De l’importance d’un cadre réglementaire adapté et cohérent
Face à ce bilan en demi-teinte, Plastics Europe voit d’un bon œil l’arrivée du futur règlement européen PPWR. «Il apporte une harmonisation européenne nécessaire, avec une notion de taux d’incorporation de recyclé que nous appelons de nos vœux pour avancer vers cette circularité. Nous défendons également l’acceptation du recyclage chimique et un accès facilité à la biomasse et aux gisements à recycler. Nous regrettons cependant un parti pris anti-plastique flagrant qui rompt la neutralité attendue de l’UE et restons vigilants quant à la future mise en conformité des règlements nationaux avec le futur PPWR», partage Jean-Yves Daclin.

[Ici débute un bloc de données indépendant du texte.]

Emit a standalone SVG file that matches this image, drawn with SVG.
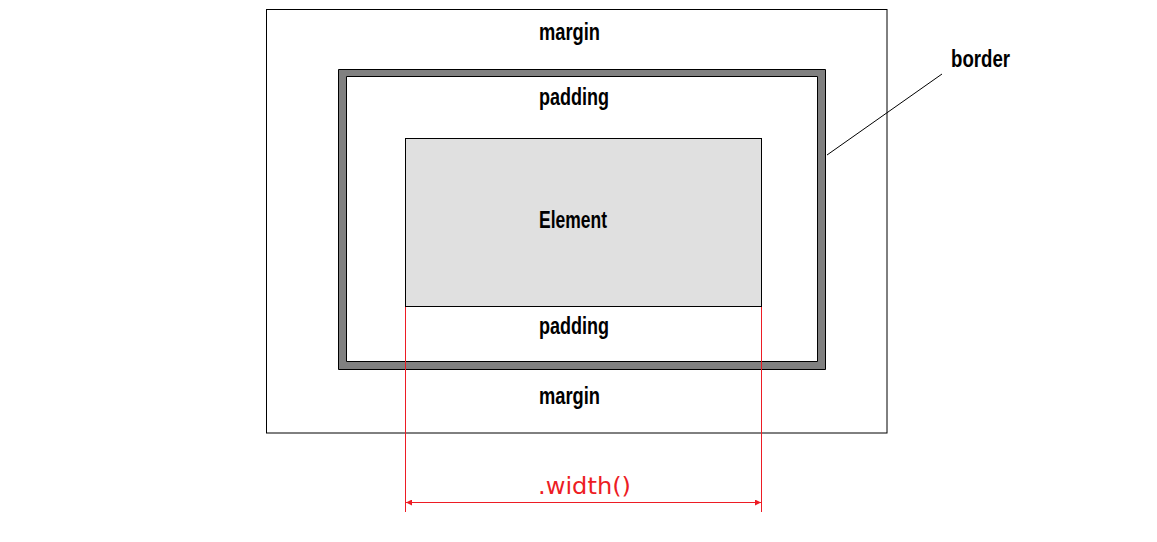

L’association professionnelle s’inquiète ainsi d’un plastic bashing de plus en plus prégnant. «Il se traduit par des politiques publiques (objectif 2040 de la loi AGEC de fin de mise sur le marché d’emballages à usage uniques, interdiction des emballages à usage unique pour les fruits & légumes, absence de neutralité entre matériaux…) incohérentes avec ces mêmes politiques publiques en matière de lutte contre le gaspillage alimentaire, contre la production de déchets ou encore de décarbonation…», déclare Plastics Europe.